Business value: they help prospects to build an internal business case for investment.
5. The SEO Copywriter: Once the preserve of dodgy articles-by-the-yard merchants who’d pay naïve students to scrape stuff from Wikipedia, stuff it with keywords, and slap it on a client’s website for £10 per 300 words, the bad old world of SEO copywriting has been more or less destroyed by a succession of Google algorithm updates. With Google now actively punishing sites that are crammed with low-quality, keyword-stuffed copy, SEO copywriters have had to up their game considerably. Today’s SEO Copywriter is more likely to be a Marketing Copywriter, Explainer Copywriter or Brand Journalist, creating original, intelligent, engaging and helpful content that guides customers to a buying decision. (If you’re still doing it the old way, you might want to have a rethink.)
What they’re good for: blog posts, online articles, web page copy.
Business value: they make sure your site ranks highly in relevant searches.
6. The Brand Journalist: In a noisy world, the brands that stand out are the ones that tell engaging stories – about their customers, about their products, about their ethos; about anything that’s going to capture interest and attention. The brand journalist is emerging as a new style of copywriter who can uncover and tell those stories.
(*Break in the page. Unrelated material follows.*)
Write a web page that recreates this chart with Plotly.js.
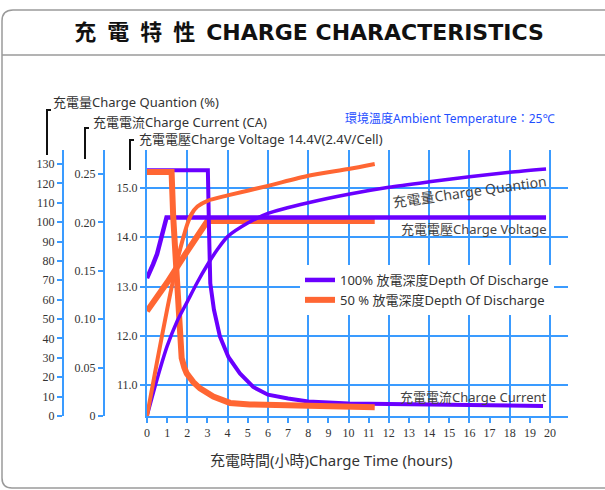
<!DOCTYPE html>
<html>
<head>
<meta charset="utf-8">
<script src="https://cdn.plot.ly/plotly-3.0.1.min.js"></script>
<style>
  html, body { margin: 0; padding: 0; background: #ffffff; }
  #chart { width: 605px; height: 490px; }
</style>
</head>
<body>
<div id="chart"></div>
<script>
// ---------- data ----------
// 100% depth of discharge
const purpleQtyHours = [0, 0.5, 1, 1.5, 2, 2.5, 3, 3.5, 4, 5, 6, 8, 10, 12, 14, 16, 18, 19.8];
const purpleQty      = [0, 19, 36, 49, 59, 69, 78, 86, 92.5, 99.5, 104.5, 110, 114.4, 118, 120.8, 123.4, 125.7, 127.4];
const purpleVoltHours = [0, 0.15, 0.3, 0.5, 0.65, 0.8, 0.9, 0.97, 19.8];
const purpleVolt      = [13.17, 13.3, 13.45, 13.66, 13.88, 14.1, 14.29, 14.4, 14.4];
const purpleCurHours = [0, 3.02, 3.08, 3.14, 3.32, 3.62, 4.04, 4.61, 5.27, 6, 7, 8, 10, 12, 16, 19.65];
const purpleCur      = [0.254, 0.254, 0.19, 0.137, 0.11, 0.082, 0.061, 0.044, 0.030, 0.022, 0.018, 0.015, 0.013, 0.0125, 0.0115, 0.0103];

// 50% depth of discharge
const orangeQtyHours = [0, 0.5, 1, 1.5, 1.8, 2.0, 2.2, 2.5, 3, 4, 6, 8, 10, 11.3];
const orangeQty      = [0, 28, 55, 80, 92, 99, 104, 108, 111, 113.8, 118.7, 123.9, 127.4, 130];
const orangeVoltHours = [0, 1, 2, 2.5, 2.8, 3.0, 11.3];
const orangeVolt      = [12.5, 13.08, 13.72, 14.05, 14.25, 14.33, 14.33];
const orangeCurHours = [0, 1.22, 1.3, 1.47, 1.64, 1.72, 1.85, 1.97, 2.3, 2.63, 3.29, 4.12, 5.1, 7, 9.5, 11.3];
const orangeCur      = [0.252, 0.252, 0.206, 0.137, 0.082, 0.06, 0.05, 0.044, 0.035, 0.0286, 0.020, 0.0135, 0.012, 0.011, 0.0095, 0.009];

// tick labels
const currentTickVals = [0, 0.05, 0.10, 0.15, 0.20, 0.25];
const currentTickText = ['0', '0.05', '0.10', '0.15', '0.20', '0.25'];
const voltageTickVals = [11, 12, 13, 14, 15];

// names / texts
const seriesNames = ['100% 放電深度Depth Of Discharge', '50 % 放電深度Depth Of Discharge'];

// ---------- layout helpers ----------
const W = 605, H = 490, ML = 20, MR = 37, MT = 150, MB = 74;
const PW = W - ML - MR, PH = H - MT - MB;
const px = x => (x - ML) / PW;
const py = y => (H - MB - y) / PH;

const PURPLE = '#6a00ff';
const ORANGE = '#ff6633';
const BLUE = '#3a9bff';
const SANS = 'Noto Sans, Noto Sans CJK TC, sans-serif';
const SERIF = 'Liberation Serif, DejaVu Serif, serif';

const traces = [
  { x: purpleQtyHours, y: purpleQty, xaxis: 'x', yaxis: 'y3', mode: 'lines',
    line: { color: PURPLE, width: 3.5, shape: 'spline', smoothing: 0.7 }, showlegend: false, hoverinfo: 'skip' },
  { x: orangeQtyHours, y: orangeQty, xaxis: 'x', yaxis: 'y3', mode: 'lines',
    line: { color: ORANGE, width: 4, shape: 'spline', smoothing: 0.7 }, showlegend: false, hoverinfo: 'skip' },
  { x: orangeVoltHours, y: orangeVolt, xaxis: 'x', yaxis: 'y', mode: 'lines',
    line: { color: ORANGE, width: 6 }, showlegend: false, hoverinfo: 'skip' },
  { x: purpleVoltHours, y: purpleVolt, xaxis: 'x', yaxis: 'y', mode: 'lines', name: seriesNames[0],
    line: { color: PURPLE, width: 4.5 }, showlegend: true, hoverinfo: 'skip' },
  { x: purpleCurHours, y: purpleCur, xaxis: 'x', yaxis: 'y2', mode: 'lines',
    line: { color: PURPLE, width: 4 }, showlegend: false, hoverinfo: 'skip' },
  { x: orangeCurHours, y: orangeCur, xaxis: 'x', yaxis: 'y2', mode: 'lines', name: seriesNames[1],
    line: { color: ORANGE, width: 6 }, showlegend: true, hoverinfo: 'skip' },
  // carrier for the 2-hour grid axis
  { x: [0], y: [11], xaxis: 'x2', yaxis: 'y', mode: 'markers', marker: { opacity: 0 },
    showlegend: false, hoverinfo: 'skip' }
];

const framePath =
  `M ${px(610)} ${py(10)} L ${px(13)} ${py(10)} Q ${px(2)} ${py(10)} ${px(2)} ${py(21)} ` +
  `L ${px(2)} ${py(478)} Q ${px(2)} ${py(488)} ${px(12)} ${py(488)} L ${px(610)} ${py(488)}`;

function bracket(x, yTop, yBot) {
  return { type: 'path', xref: 'paper', yref: 'paper',
    path: `M ${px(x + 4)} ${py(yTop)} L ${px(x)} ${py(yTop)} L ${px(x)} ${py(yBot)}`,
    line: { color: '#111111', width: 2 } };
}

const axisCommon = {
  showline: true, linecolor: BLUE, linewidth: 2, ticks: 'outside', ticklen: 5,
  tickcolor: BLUE, tickwidth: 2, zeroline: false, fixedrange: true,
  tickfont: { family: SERIF, size: 12, color: '#333333' }
};

const layout = {
  width: W, height: H,
  margin: { l: ML, r: MR, t: MT, b: MB, pad: 0 },
  paper_bgcolor: '#ffffff', plot_bgcolor: '#ffffff',
  showlegend: true,
  title: {
    text: '<span style="font-size:22px">充\u2002電\u2002特\u2002性</span>\u2002CHARGE CHARACTERISTICS',
    font: { family: 'DejaVu Sans, Noto Sans CJK TC, sans-serif', size: 22, color: '#111111', weight: 'bold' },
    x: 309 / W, xanchor: 'center', xref: 'container',
    y: 1 - 32 / H, yanchor: 'middle', yref: 'container'
  },
  xaxis: Object.assign({}, axisCommon, {
    domain: [px(147), 1], range: [0, 20.89], tick0: 0, dtick: 1,
    showgrid: false, anchor: 'y'
  }),
  xaxis2: {
    overlaying: 'x', anchor: 'y', range: [0, 20.89], tick0: 0, dtick: 2,
    showgrid: true, gridcolor: BLUE, gridwidth: 2, showticklabels: false,
    ticks: '', showline: false, zeroline: false, fixedrange: true
  },
  yaxis: Object.assign({}, axisCommon, {
    domain: [0, 1], range: [10.3706, 15.7716], tickvals: voltageTickVals, tickformat: '.1f',
    showgrid: true, gridcolor: BLUE, gridwidth: 2, anchor: 'x', side: 'left'
  }),
  yaxis2: Object.assign({}, axisCommon, {
    overlaying: 'y', anchor: 'free', position: px(104), side: 'left',
    range: [0, 0.2748], tickvals: currentTickVals, ticktext: currentTickText, showgrid: false
  }),
  yaxis3: Object.assign({}, axisCommon, {
    overlaying: 'y', anchor: 'free', position: px(63), side: 'left',
    range: [0, 137.2], tick0: 0, dtick: 10, showgrid: false
  }),
  legend: {
    x: px(300), y: py(265), xanchor: 'left', yanchor: 'top',
    bgcolor: '#ffffff', borderwidth: 0,
    font: { family: SANS, size: 13, color: '#333333' },
    tracegroupgap: 0, itemwidth: 30
  },
  shapes: [
    { type: 'path', xref: 'paper', yref: 'paper', path: framePath,
      line: { color: '#9a9a9a', width: 1.5 } },
    { type: 'line', xref: 'paper', yref: 'paper', x0: px(2), x1: px(610), y0: py(55), y1: py(55),
      line: { color: '#9a9a9a', width: 1.5 } },
    bracket(47, 110, 155),
    bracket(85, 128, 159),
    bracket(130, 140, 170)
  ],
  annotations: [
    { text: '充電量Charge Quantion (%)', x: px(51), y: py(102), xanchor: 'left', yanchor: 'middle' },
    { text: '充電電流Charge Current (CA)', x: px(91), y: py(122), xanchor: 'left', yanchor: 'middle' },
    { text: '充電電壓Charge Voltage 14.4V(2.4V/Cell)', x: px(137), y: py(139), xanchor: 'left', yanchor: 'middle' },
    { text: '環境溫度Ambient Temperature：25℃', x: px(449), y: py(118), xanchor: 'center', yanchor: 'middle',
      font: { family: SANS, size: 12, color: '#1f4fff' } },
    { text: '充電量Charge Quantion', x: px(469), y: py(191), xanchor: 'center', yanchor: 'middle',
      textangle: -8, font: { family: SANS, size: 14, color: '#444444' } },
    { text: '充電電壓Charge Voltage', x: px(474), y: py(229), xanchor: 'center', yanchor: 'middle',
      font: { family: SANS, size: 13, color: '#444444' } },
    { text: '充電電流Charge Current', x: px(473), y: py(397), xanchor: 'center', yanchor: 'middle',
      font: { family: SANS, size: 13, color: '#444444' } },
    { text: '充電時間(小時)Charge Time (hours)', x: px(331), y: py(460), xanchor: 'center', yanchor: 'middle',
      font: { family: SANS, size: 15, color: '#333333' } }
  ].map(a => Object.assign({ xref: 'paper', yref: 'paper', showarrow: false,
    font: { family: SANS, size: 13, color: '#333333' } }, a))
};

Plotly.newPlot('chart', traces, layout, { displayModeBar: false, staticPlot: true });
</script>
</body>
</html>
Successful brand journalists use techniques borrowed from newspaper and magazine journalism, like interviewing experts and customers, reporting news from the brand’s ecosystem, ‘newsjacking’ current topics, curating ideas and opinions, weaving in multimedia elements and using supporting facts and graphics to craft well written copy that’s, fresh, interesting and enjoyable to read.
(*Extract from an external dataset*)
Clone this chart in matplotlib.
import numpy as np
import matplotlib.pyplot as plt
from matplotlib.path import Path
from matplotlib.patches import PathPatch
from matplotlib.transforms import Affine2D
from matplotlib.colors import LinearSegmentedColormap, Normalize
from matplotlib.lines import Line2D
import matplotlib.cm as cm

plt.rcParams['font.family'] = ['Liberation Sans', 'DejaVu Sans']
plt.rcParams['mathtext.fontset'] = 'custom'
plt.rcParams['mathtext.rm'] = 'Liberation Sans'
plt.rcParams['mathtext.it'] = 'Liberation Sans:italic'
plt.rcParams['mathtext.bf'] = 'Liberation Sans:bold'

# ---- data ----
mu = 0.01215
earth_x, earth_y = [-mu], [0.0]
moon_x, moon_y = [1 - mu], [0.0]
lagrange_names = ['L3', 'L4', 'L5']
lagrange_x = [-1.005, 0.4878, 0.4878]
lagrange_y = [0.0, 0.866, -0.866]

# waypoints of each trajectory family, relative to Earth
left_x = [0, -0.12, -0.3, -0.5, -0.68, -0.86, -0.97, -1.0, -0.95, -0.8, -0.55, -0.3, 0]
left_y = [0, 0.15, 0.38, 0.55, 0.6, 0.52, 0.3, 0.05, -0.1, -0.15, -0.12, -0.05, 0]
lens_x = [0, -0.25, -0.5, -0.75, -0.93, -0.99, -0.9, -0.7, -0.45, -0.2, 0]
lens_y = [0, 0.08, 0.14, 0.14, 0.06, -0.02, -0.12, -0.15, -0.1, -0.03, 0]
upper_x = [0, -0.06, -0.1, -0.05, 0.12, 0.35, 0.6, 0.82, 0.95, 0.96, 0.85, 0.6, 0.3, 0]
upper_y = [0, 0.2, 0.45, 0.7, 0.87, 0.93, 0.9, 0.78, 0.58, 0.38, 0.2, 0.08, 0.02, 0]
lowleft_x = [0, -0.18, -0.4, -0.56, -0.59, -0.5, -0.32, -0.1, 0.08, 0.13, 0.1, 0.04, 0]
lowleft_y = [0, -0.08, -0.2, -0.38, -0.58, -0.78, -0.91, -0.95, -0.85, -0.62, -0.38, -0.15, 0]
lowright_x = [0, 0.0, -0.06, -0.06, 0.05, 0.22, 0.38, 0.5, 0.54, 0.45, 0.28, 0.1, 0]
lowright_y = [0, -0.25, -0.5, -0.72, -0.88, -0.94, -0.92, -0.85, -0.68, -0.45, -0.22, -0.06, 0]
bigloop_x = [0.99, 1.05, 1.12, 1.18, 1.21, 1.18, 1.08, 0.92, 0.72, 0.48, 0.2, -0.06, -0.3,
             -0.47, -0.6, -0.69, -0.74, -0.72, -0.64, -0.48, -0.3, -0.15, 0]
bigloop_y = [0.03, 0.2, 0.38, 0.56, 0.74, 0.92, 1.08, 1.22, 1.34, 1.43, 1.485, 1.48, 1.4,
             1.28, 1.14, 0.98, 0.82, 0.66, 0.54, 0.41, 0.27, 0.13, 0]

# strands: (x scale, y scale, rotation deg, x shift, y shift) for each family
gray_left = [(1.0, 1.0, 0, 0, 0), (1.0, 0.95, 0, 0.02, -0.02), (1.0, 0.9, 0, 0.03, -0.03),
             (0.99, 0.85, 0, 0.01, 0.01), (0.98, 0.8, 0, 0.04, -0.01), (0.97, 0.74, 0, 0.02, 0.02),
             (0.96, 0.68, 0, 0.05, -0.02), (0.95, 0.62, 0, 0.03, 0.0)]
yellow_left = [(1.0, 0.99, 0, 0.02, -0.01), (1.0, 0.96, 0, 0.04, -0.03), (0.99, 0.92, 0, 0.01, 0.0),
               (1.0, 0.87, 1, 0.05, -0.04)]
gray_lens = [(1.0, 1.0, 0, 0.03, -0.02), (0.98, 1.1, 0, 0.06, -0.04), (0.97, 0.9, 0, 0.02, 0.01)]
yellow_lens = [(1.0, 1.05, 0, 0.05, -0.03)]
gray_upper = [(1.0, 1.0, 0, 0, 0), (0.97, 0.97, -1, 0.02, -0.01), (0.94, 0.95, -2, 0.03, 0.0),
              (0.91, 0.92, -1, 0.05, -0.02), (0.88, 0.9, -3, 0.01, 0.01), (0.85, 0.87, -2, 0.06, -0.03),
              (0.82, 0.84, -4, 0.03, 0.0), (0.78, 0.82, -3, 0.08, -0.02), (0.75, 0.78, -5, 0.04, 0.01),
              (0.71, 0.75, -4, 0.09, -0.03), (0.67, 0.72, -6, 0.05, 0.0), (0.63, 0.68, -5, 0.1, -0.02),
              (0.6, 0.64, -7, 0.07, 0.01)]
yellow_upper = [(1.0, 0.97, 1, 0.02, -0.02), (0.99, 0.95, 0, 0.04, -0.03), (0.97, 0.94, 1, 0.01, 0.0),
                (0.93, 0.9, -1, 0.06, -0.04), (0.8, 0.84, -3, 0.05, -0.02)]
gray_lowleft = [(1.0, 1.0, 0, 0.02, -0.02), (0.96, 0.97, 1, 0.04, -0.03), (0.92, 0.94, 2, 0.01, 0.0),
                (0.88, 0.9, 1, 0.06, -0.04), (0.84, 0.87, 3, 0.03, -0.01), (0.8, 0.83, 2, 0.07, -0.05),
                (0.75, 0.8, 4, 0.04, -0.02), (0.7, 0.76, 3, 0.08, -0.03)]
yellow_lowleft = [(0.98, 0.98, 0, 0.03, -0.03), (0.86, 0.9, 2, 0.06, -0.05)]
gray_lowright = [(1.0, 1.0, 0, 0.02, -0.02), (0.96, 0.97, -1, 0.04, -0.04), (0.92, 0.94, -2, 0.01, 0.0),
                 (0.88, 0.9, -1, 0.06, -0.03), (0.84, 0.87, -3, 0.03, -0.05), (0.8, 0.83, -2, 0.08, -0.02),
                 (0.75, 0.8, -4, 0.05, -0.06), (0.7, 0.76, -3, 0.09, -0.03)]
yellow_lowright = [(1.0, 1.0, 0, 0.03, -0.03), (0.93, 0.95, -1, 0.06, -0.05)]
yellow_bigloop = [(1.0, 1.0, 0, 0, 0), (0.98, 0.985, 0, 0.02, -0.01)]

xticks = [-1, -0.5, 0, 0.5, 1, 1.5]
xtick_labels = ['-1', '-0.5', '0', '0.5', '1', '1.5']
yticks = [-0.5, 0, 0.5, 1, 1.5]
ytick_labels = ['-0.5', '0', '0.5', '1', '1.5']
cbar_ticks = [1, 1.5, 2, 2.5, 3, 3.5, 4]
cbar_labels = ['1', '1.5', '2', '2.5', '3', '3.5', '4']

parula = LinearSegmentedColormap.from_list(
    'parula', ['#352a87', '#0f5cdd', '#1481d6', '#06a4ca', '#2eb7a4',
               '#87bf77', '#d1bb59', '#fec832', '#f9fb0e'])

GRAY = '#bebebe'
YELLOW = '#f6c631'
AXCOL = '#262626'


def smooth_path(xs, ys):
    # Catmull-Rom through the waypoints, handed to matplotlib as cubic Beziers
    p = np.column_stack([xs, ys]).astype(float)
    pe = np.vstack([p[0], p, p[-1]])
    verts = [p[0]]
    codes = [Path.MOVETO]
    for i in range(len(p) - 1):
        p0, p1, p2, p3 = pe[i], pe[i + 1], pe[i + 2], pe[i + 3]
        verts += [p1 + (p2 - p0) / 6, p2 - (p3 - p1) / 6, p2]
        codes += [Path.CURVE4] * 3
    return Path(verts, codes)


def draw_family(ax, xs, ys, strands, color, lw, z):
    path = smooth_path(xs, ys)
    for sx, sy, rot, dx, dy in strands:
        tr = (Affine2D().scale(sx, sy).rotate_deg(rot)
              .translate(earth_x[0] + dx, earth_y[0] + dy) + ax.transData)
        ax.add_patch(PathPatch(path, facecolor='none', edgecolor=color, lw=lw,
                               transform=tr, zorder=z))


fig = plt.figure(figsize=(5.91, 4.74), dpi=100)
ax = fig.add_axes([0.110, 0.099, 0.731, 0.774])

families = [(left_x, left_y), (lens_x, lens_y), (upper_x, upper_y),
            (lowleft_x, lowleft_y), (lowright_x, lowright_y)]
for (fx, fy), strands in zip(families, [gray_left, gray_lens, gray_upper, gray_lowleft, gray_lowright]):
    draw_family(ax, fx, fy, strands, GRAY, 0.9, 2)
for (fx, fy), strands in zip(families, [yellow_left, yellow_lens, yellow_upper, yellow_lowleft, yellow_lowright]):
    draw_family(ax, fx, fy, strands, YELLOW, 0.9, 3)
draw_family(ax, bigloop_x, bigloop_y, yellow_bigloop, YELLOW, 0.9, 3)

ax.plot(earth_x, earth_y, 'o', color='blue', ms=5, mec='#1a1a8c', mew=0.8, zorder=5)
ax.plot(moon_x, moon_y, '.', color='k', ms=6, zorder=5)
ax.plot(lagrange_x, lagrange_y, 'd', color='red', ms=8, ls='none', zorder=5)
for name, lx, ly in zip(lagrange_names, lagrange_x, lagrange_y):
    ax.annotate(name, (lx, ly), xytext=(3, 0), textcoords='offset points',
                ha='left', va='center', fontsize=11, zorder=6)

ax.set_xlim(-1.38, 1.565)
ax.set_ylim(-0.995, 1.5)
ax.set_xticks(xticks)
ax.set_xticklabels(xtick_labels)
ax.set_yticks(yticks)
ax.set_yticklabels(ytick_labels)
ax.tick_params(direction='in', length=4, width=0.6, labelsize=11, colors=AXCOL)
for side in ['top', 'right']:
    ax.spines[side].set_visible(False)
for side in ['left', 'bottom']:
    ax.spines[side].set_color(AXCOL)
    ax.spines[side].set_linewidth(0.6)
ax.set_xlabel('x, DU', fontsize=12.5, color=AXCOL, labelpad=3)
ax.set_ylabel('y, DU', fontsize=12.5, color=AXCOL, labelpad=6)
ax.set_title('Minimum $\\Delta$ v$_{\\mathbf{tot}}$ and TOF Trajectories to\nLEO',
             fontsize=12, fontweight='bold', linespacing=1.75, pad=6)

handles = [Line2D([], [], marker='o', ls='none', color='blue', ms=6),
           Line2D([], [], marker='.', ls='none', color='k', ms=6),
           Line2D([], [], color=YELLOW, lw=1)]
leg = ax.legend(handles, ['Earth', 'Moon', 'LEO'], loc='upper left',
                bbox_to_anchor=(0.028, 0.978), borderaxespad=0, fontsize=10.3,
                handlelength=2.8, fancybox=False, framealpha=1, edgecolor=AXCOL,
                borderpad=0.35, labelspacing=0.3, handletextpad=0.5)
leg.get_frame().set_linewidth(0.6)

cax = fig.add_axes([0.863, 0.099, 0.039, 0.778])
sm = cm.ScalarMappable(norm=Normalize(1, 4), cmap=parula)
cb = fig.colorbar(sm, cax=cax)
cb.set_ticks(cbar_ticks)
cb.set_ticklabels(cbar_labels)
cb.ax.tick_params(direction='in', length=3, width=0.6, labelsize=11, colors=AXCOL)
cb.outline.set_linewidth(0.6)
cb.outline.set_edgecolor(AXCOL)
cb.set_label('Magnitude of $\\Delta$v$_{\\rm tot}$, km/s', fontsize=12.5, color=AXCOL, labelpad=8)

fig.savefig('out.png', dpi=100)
What they’re good at: Blogs, articles, case studies, curated pieces, multimedia extravaganzas.
Business value: they turn your website into a high-profile, must-visit, share-worthy media property.
7. The Technical Writer: Most copywriters are – let’s be honest – poncy arts graduates, and struggle when it comes to actually understanding the deep-down nuts and bolts and bits and bytes of the products they’re promoting. The technical writer is a rare and valuable species: a hybrid of techie and writer, they not only know which bit plugs into what (and why you really don’t want to plug that bit in there), but they can explain it clearly and simply to the end-user. Look at the credentials of your prospective copywriter. If they’ve got a degree in medieval French literature (guilty) and a career history of writing e-newsletters for leisure resorts, you probably won’t want to let them anywhere near your new RS-Z160 user manual.
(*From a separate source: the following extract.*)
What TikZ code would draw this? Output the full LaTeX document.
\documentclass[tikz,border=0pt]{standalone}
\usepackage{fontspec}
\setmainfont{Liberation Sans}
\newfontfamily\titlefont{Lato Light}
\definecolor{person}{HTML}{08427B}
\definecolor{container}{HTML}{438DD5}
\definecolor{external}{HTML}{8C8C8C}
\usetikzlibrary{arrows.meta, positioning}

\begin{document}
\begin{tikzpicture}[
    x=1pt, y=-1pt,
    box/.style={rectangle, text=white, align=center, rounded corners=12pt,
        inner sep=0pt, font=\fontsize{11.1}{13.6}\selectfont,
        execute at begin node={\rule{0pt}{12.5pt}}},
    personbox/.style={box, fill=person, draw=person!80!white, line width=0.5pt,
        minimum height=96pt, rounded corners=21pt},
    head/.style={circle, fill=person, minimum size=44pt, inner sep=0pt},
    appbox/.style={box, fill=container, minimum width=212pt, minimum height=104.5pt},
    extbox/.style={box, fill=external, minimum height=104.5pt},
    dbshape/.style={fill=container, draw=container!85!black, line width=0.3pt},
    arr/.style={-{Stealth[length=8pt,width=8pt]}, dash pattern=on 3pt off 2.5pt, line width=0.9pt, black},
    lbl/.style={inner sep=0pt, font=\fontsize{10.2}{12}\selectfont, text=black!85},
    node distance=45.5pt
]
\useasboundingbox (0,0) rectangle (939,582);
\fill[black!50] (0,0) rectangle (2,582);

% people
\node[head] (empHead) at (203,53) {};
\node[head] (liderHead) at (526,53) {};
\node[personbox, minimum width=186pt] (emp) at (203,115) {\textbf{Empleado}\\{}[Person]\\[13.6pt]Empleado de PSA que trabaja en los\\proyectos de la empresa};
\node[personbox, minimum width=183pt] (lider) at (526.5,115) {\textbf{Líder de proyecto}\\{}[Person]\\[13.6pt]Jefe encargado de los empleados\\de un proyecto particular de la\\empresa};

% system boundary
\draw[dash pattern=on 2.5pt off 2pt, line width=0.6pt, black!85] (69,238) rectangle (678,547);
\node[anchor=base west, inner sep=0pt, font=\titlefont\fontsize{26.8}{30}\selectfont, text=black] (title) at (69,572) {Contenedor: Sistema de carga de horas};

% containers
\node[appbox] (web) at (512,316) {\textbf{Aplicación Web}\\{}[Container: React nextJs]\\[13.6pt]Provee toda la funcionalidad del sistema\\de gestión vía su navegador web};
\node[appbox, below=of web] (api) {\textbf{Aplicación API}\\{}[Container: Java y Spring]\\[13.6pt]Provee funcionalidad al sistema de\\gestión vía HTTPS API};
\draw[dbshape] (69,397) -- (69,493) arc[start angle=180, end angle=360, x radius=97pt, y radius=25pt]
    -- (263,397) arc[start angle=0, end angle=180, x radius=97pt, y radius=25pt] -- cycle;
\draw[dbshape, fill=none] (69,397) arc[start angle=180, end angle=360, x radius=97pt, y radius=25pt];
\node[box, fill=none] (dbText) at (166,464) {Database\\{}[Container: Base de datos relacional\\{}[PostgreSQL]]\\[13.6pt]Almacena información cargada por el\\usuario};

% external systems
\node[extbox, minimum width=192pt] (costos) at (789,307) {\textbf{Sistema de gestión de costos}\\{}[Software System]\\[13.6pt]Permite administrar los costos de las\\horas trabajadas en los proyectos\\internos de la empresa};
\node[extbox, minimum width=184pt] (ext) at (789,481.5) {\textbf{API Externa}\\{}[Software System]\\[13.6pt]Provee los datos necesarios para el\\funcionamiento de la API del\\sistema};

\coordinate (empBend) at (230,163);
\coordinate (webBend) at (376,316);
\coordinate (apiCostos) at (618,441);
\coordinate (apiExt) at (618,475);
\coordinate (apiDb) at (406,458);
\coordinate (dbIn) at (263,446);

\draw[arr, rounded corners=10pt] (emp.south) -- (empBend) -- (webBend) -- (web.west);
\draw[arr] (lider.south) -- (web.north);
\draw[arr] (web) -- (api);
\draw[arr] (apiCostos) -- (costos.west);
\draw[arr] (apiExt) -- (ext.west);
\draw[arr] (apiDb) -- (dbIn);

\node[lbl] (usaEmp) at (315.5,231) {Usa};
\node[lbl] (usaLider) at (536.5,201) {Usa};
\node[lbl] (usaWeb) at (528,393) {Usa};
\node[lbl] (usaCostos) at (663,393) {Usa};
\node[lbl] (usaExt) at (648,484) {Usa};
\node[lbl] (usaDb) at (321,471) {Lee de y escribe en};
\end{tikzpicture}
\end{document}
What they’re good at: datasheets, user manuals, FAQs, knowledgebase articles, technical instructions of any sort.
Business value: They keep users happy (and safe), and reduce expensive calls to your helpdesk.
While writing this I’ve noticed that the types of copywriter also map to different stages of the buying process, which I find pretty interesting. So if you’re creating top-of-the-funnel educational content you might get the best traction with a Marketing Copywriter, while for middle-of-the-funnel content you may do better with an Explainer Copywriter, and for bottom-of-the-funnel stuff, a skilled Digital Copywriter or Technical Copywriter may boost your conversion rates. It would be interesting to hear other people’s thoughts on this.